▸ **PROVIDED DATA**:
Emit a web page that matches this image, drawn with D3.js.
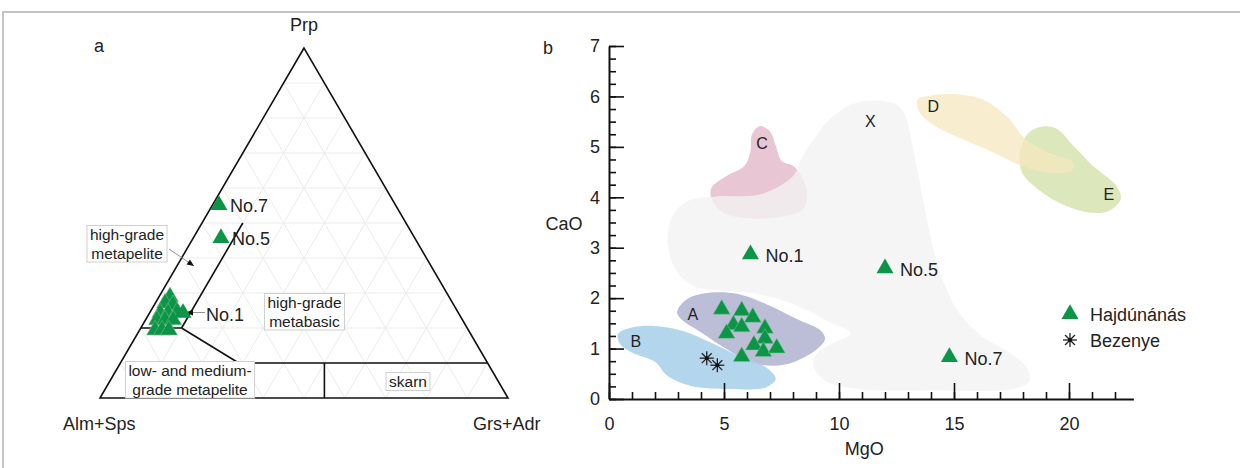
<!DOCTYPE html>
<html>
<head>
<meta charset="utf-8">
<script src="https://cdn.jsdelivr.net/npm/d3@7"></script>
<style>
body { margin: 0; background: #fff; }
text { font-family: "Liberation Sans", Arial, sans-serif; fill: #222; }
</style>
</head>
<body>
<script>
// ---- ternary (a): Prp / Alm+Sps / Grs+Adr, fractions ----
var terPrp = [0.289, 0.271, 0.266, 0.243, 0.243, 0.246, 0.223, 0.223, 0.223, 0.194, 0.194, 0.194];
var terGrs = [0.027, 0.024, 0.046, 0.026, 0.045, 0.066, 0.028, 0.048, 0.068, 0.038, 0.055, 0.072];
var terNamedLabel = ["No.1", "No.5", "No.7"];
var terNamedPrp = [0.243, 0.457, 0.551];
var terNamedGrs = [0.082, 0.068, 0.016];
// field boundaries, each segment [[prp, grs], [prp, grs]]
var terFields = [
  [[0.2, 0], [0.2, 0.1]],
  [[0.2, 0.1], [0.5, 0.1]],
  [[0.2, 0.1], [0.1, 0.29]],
  [[0.1, 0.29], [0.1, 0.9]],
  [[0, 0.55], [0.1, 0.5]]
];
var terGridSteps = [0.1, 0.2, 0.3, 0.4, 0.5, 0.6, 0.7, 0.8, 0.9];

// ---- MgO vs CaO (b) ----
var hajMgO = [4.90, 5.77, 6.25, 5.41, 5.77, 5.11, 6.78, 6.78, 6.30, 6.71, 7.29, 5.77];
var hajCaO = [1.78, 1.75, 1.62, 1.47, 1.43, 1.30, 1.40, 1.20, 1.07, 0.94, 1.01, 0.84];
var namedLabel = ["No.1", "No.5", "No.7"];
var namedMgO = [6.15, 12.0, 14.8];
var namedCaO = [2.87, 2.59, 0.83];
var bezMgO = [4.25, 4.71];
var bezCaO = [0.81, 0.67];

var fieldNames = ["C", "X", "E", "D", "A", "B"];
var fieldOutlines = {
  C: [[6.56,5.41],[6.99,5.31],[7.25,5.02],[7.51,4.72],[8.02,4.62],[8.45,4.36],[8.62,4.03],[8.45,3.76],[7.68,3.63],[6.14,3.58],[4.94,3.70],[4.46,3.96],[4.46,4.19],[5.11,4.42],[5.88,4.62],[6.14,4.88],[6.22,5.25]],
  X: [[2.54,3.17],[2.75,3.62],[3.4,3.92],[4.7,4.02],[6.6,4.06],[8.0,4.42],[8.4,4.8],[8.9,5.15],[9.6,5.55],[10.6,5.85],[11.6,5.92],[12.5,5.84],[12.9,5.6],[13.2,5.0],[13.55,4.2],[13.9,3.4],[14.25,2.7],[14.7,2.15],[15.2,1.72],[16.2,1.25],[17.4,0.92],[18.2,0.6],[18.25,0.33],[17.6,0.2],[14.2,0.17],[10.8,0.2],[9.4,0.36],[8.88,0.66],[9.0,0.88],[9.7,1.1],[10.5,1.3],[9.6,1.52],[8.7,1.74],[7.6,1.95],[6.2,2.1],[4.8,2.15],[3.9,2.2],[3.3,2.35],[2.8,2.65]],
  D: [[13.42,5.94],[14.02,6.02],[15.22,6.04],[16.25,5.94],[17.28,5.61],[18.13,5.15],[19.16,4.88],[20.19,4.69],[20.1,4.52],[19.0,4.49],[17.96,4.62],[16.76,4.88],[15.39,5.15],[14.19,5.41],[13.5,5.68]],
  E: [[18.47,5.35],[19.0,5.41],[19.5,5.35],[20.19,5.02],[21.05,4.62],[22.07,4.22],[22.25,3.96],[21.73,3.73],[20.87,3.70],[19.85,3.83],[18.65,4.16],[17.96,4.49],[17.87,4.88],[18.13,5.21]],
  A: [[2.96,1.72],[3.39,1.98],[4.42,2.11],[5.62,2.08],[6.99,1.85],[8.19,1.58],[9.22,1.35],[9.39,1.19],[9.05,0.99],[8.02,0.73],[7.16,0.66],[6.14,0.73],[5.11,0.99],[3.91,1.35],[3.22,1.55]],
  B: [[0.39,1.29],[0.99,1.42],[2.02,1.45],[3.22,1.35],[4.42,1.12],[5.62,0.86],[6.82,0.63],[7.25,0.40],[6.82,0.23],[5.28,0.20],[3.56,0.26],[2.54,0.46],[2.02,0.73],[0.99,0.92],[0.48,1.09]]
};
var fieldLabelPos = { C: [6.65, 5.08], X: [11.36, 5.51], D: [14.1, 5.82], E: [21.73, 4.06], A: [3.65, 1.68], B: [1.17, 1.16] };
var fieldColor = { C: "#e8c6d3", X: "#f3f3f4", D: "#f6e7bf", E: "#dce7bb", A: "#bcbdd6", B: "#acd3ec" };
var fieldOpacity = { C: 1, X: 0.8, D: 0.75, E: 1, A: 1, B: 0.92 };

var yMajor = [0, 1, 2, 3, 4, 5, 6, 7];
var xMajor = [0, 5, 10, 15, 20];

var W = 1240, H = 468;
var green = "#0c9447";

var svg = d3.select("body").append("svg").attr("width", W).attr("height", H);

// frame
svg.append("path").attr("d", "M3," + H + "V12H" + W)
  .attr("fill", "none").attr("stroke", "#c4c4c4").attr("stroke-width", 2);

// ================= ternary =================
var tx = d3.scaleLinear().domain([0, 1]).range([100, 508]);
var ty = d3.scaleLinear().domain([0, 1]).range([398, 48]);
function tern(prp, grs) { return [tx(grs + prp / 2), ty(prp)]; }

var ga = svg.append("g");
var gridLines = [];
terGridSteps.forEach(function(f) {
  gridLines.push([tern(f, 0), tern(f, 1 - f)]);
  gridLines.push([tern(0, f), tern(1 - f, f)]);
  gridLines.push([tern(0, 1 - f), tern(1 - f, 0)]);
});
ga.selectAll(".grid").data(gridLines).join("path")
  .attr("d", function(d) { return d3.line()(d); })
  .attr("stroke", "#ebebeb").attr("stroke-width", 1).attr("fill", "none");

ga.selectAll(".field").data(terFields).join("path")
  .attr("d", function(d) { return d3.line()(d.map(function(p) { return tern(p[0], p[1]); })); })
  .attr("stroke", "#111").attr("stroke-width", 1.6).attr("fill", "none");

ga.append("path")
  .attr("d", d3.line()([tern(1, 0), tern(0, 0), tern(0, 1)]) + "Z")
  .attr("stroke", "#111").attr("stroke-width", 1.6).attr("fill", "none");

// leader arrows
function arrow(g, x1, y1, x2, y2) {
  g.append("line").attr("x1", x1).attr("y1", y1).attr("x2", x2).attr("y2", y2)
    .attr("stroke", "#777").attr("stroke-width", 0.8);
  var ang = Math.atan2(y2 - y1, x2 - x1) * 180 / Math.PI;
  g.append("path").attr("d", "M0,0L-7,-3L-7,3Z").attr("fill", "#111")
    .attr("transform", "translate(" + x2 + "," + y2 + ") rotate(" + ang + ")");
}
arrow(ga, 169, 249, 194, 266);
arrow(ga, 205, 312.5, 186, 312.5);

var tri = d3.symbol().type(d3.symbolTriangle).size(125);

ga.selectAll(".tc").data(terPrp).join("path")
  .attr("d", tri)
  .attr("transform", function(d, i) { var p = tern(d, terGrs[i]); return "translate(" + p[0] + "," + p[1] + ")"; })
  .attr("fill", green).attr("stroke", "#7cc494").attr("stroke-width", 0.5);

ga.selectAll(".tn").data(terNamedPrp).join("path")
  .attr("d", tri)
  .attr("transform", function(d, i) { var p = tern(d, terNamedGrs[i]); return "translate(" + p[0] + "," + p[1] + ")"; })
  .attr("fill", green);

ga.selectAll(".tnl").data(terNamedPrp).join("text")
  .attr("x", function(d, i) { return i === 0 ? 206 : tern(d, terNamedGrs[i])[0] + 11; })
  .attr("y", function(d, i) { return tern(d, terNamedGrs[i])[1] + (i === 0 ? 8 : 7); })
  .attr("font-size", 18)
  .text(function(d, i) { return terNamedLabel[i]; });

// boxed field labels
var boxLabels = [
  { lines: ["high-grade", "metapelite"], x: 127, y: 240 },
  { lines: ["high-grade", "metabasic"], x: 304.5, y: 308 },
  { lines: ["low- and medium-", "grade metapelite"], x: 190, y: 376 },
  { lines: ["skarn"], x: 408, y: 387 }
];
boxLabels.forEach(function(b) {
  var g = ga.append("g");
  var r = g.append("rect");
  var t = g.append("text").attr("text-anchor", "middle").attr("font-size", 15.5).attr("fill", "#333");
  b.lines.forEach(function(s, i) {
    t.append("tspan").attr("x", b.x).attr("y", b.y + i * 18.5).text(s);
  });
  var bb = t.node().getBBox();
  r.attr("x", bb.x - 3).attr("y", bb.y - 0.5).attr("width", bb.width + 6).attr("height", bb.height + 1)
    .attr("fill", "#fff").attr("stroke", "#cfcfcf").attr("stroke-width", 1);
});

ga.append("text").attr("x", 304).attr("y", 31).attr("text-anchor", "middle").attr("font-size", 18).text("Prp");
ga.append("text").attr("x", 63).attr("y", 430).attr("font-size", 18).text("Alm+Sps");
ga.append("text").attr("x", 473).attr("y", 430).attr("font-size", 18).text("Grs+Adr");
ga.append("text").attr("x", 94).attr("y", 52).attr("font-size", 18).text("a");

// ================= MgO / CaO =================
var x = d3.scaleLinear().domain([0, 22.8]).range([609, 609 + 22.8 * 23]);
var y = d3.scaleLinear().domain([0, 7]).range([399, 46]);
var gb = svg.append("g");

var area = d3.line().x(function(d) { return x(d[0]); }).y(function(d) { return y(d[1]); })
  .curve(d3.curveCatmullRomClosed.alpha(0.5));

fieldNames.forEach(function(n) {
  gb.append("path").attr("d", area(fieldOutlines[n]))
    .attr("fill", fieldColor[n]).attr("fill-opacity", fieldOpacity[n]).attr("stroke", "none");
});
fieldNames.forEach(function(n) {
  gb.append("text").attr("x", x(fieldLabelPos[n][0])).attr("y", y(fieldLabelPos[n][1]) + 6)
    .attr("text-anchor", "middle").attr("font-size", 16).attr("fill", "#333").text(n);
});

// axes
var yAxisMinor = d3.axisLeft(y).tickValues(d3.range(0, 7.01, 0.25)).tickSize(-7).tickFormat("");
var yAxis = d3.axisLeft(y).tickValues(yMajor).tickSize(-15).tickSizeOuter(0).tickPadding(9).tickFormat(d3.format("d"));
var xAxisMinor = d3.axisBottom(x).tickValues(d3.range(0, 22.01, 1)).tickSize(-7).tickFormat("");
var xAxis = d3.axisBottom(x).tickValues(xMajor).tickSize(-16).tickSizeOuter(0).tickPadding(18).tickFormat(d3.format("d"));

function styleAxis(g) {
  g.select(".domain").attr("stroke", "#111").attr("stroke-width", 2);
  g.selectAll(".tick line").attr("stroke", "#111").attr("stroke-width", 1.6);
  g.selectAll(".tick text").attr("font-size", 18).attr("fill", "#222")
    .attr("font-family", "Liberation Sans, Arial, sans-serif");
}
gb.append("g").attr("transform", "translate(609,0)").call(yAxisMinor).call(styleAxis).select(".domain").remove();
gb.append("g").attr("transform", "translate(0,399)").call(xAxisMinor).call(styleAxis).select(".domain").remove();
gb.append("g").attr("transform", "translate(609,0)").call(yAxis).call(styleAxis);
gb.append("g").attr("transform", "translate(0,399)").call(xAxis).call(styleAxis);

gb.append("text").attr("x", x(11.1)).attr("y", 455).attr("text-anchor", "middle").attr("font-size", 18).text("MgO");
gb.append("text").attr("x", 564).attr("y", 230).attr("text-anchor", "middle").attr("font-size", 18).text("CaO");
gb.append("text").attr("x", 543).attr("y", 54).attr("font-size", 18).text("b");

// points
gb.selectAll(".hc").data(hajMgO).join("path")
  .attr("d", tri)
  .attr("transform", function(d, i) { return "translate(" + x(d) + "," + y(hajCaO[i]) + ")"; })
  .attr("fill", green).attr("stroke", "#7cc494").attr("stroke-width", 0.5);

gb.selectAll(".hn").data(namedMgO).join("path")
  .attr("d", tri)
  .attr("transform", function(d, i) { return "translate(" + x(d) + "," + y(namedCaO[i]) + ")"; })
  .attr("fill", green);

gb.selectAll(".hnl").data(namedMgO).join("text")
  .attr("x", function(d) { return x(d) + 15; })
  .attr("y", function(d, i) { return y(namedCaO[i]) + 8; })
  .attr("font-size", 18)
  .text(function(d, i) { return namedLabel[i]; });

function asterisk(g, cx, cy, r) {
  var a = g.append("g").attr("transform", "translate(" + cx + "," + cy + ")");
  [0, 45, 90, 135].forEach(function(ang) {
    var rad = ang * Math.PI / 180;
    a.append("line").attr("x1", -r * Math.cos(rad)).attr("y1", -r * Math.sin(rad))
      .attr("x2", r * Math.cos(rad)).attr("y2", r * Math.sin(rad))
      .attr("stroke", "#222").attr("stroke-width", 1.3);
  });
  a.append("circle").attr("r", 2).attr("fill", "#111");
}
bezMgO.forEach(function(d, i) { asterisk(gb, x(d), y(bezCaO[i]), 7); });

// legend
gb.append("path").attr("d", tri).attr("transform", "translate(1070,314)").attr("fill", green);
gb.append("text").attr("x", 1090).attr("y", 321).attr("font-size", 18).text("Hajdúnánás");
asterisk(gb, 1070, 340, 7);
gb.append("text").attr("x", 1090).attr("y", 347).attr("font-size", 18).text("Bezenye");
</script>
</body>
</html>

▸ **STATED PROBLEM**:
Copy nothing but the lines from the first one in the listing through the line with "var bezCaO = [0.81, 0.67];", and omit the pictures.

▸ **EXPECTED ANSWER**:
Emit a web page that matches this image, drawn with D3.js.
<!DOCTYPE html>
<html>
<head>
<meta charset="utf-8">
<script src="https://cdn.jsdelivr.net/npm/d3@7"></script>
<style>
body { margin: 0; background: #fff; }
text { font-family: "Liberation Sans", Arial, sans-serif; fill: #222; }
</style>
</head>
<body>
<script>
// ---- ternary (a): Prp / Alm+Sps / Grs+Adr, fractions ----
var terPrp = [0.289, 0.271, 0.266, 0.243, 0.243, 0.246, 0.223, 0.223, 0.223, 0.194, 0.194, 0.194];
var terGrs = [0.027, 0.024, 0.046, 0.026, 0.045, 0.066, 0.028, 0.048, 0.068, 0.038, 0.055, 0.072];
var terNamedLabel = ["No.1", "No.5", "No.7"];
var terNamedPrp = [0.243, 0.457, 0.551];
var terNamedGrs = [0.082, 0.068, 0.016];
// field boundaries, each segment [[prp, grs], [prp, grs]]
var terFields = [
  [[0.2, 0], [0.2, 0.1]],
  [[0.2, 0.1], [0.5, 0.1]],
  [[0.2, 0.1], [0.1, 0.29]],
  [[0.1, 0.29], [0.1, 0.9]],
  [[0, 0.55], [0.1, 0.5]]
];
var terGridSteps = [0.1, 0.2, 0.3, 0.4, 0.5, 0.6, 0.7, 0.8, 0.9];

// ---- MgO vs CaO (b) ----
var hajMgO = [4.90, 5.77, 6.25, 5.41, 5.77, 5.11, 6.78, 6.78, 6.30, 6.71, 7.29, 5.77];
var hajCaO = [1.78, 1.75, 1.62, 1.47, 1.43, 1.30, 1.40, 1.20, 1.07, 0.94, 1.01, 0.84];
var namedLabel = ["No.1", "No.5", "No.7"];
var namedMgO = [6.15, 12.0, 14.8];
var namedCaO = [2.87, 2.59, 0.83];
var bezMgO = [4.25, 4.71];
var bezCaO = [0.81, 0.67];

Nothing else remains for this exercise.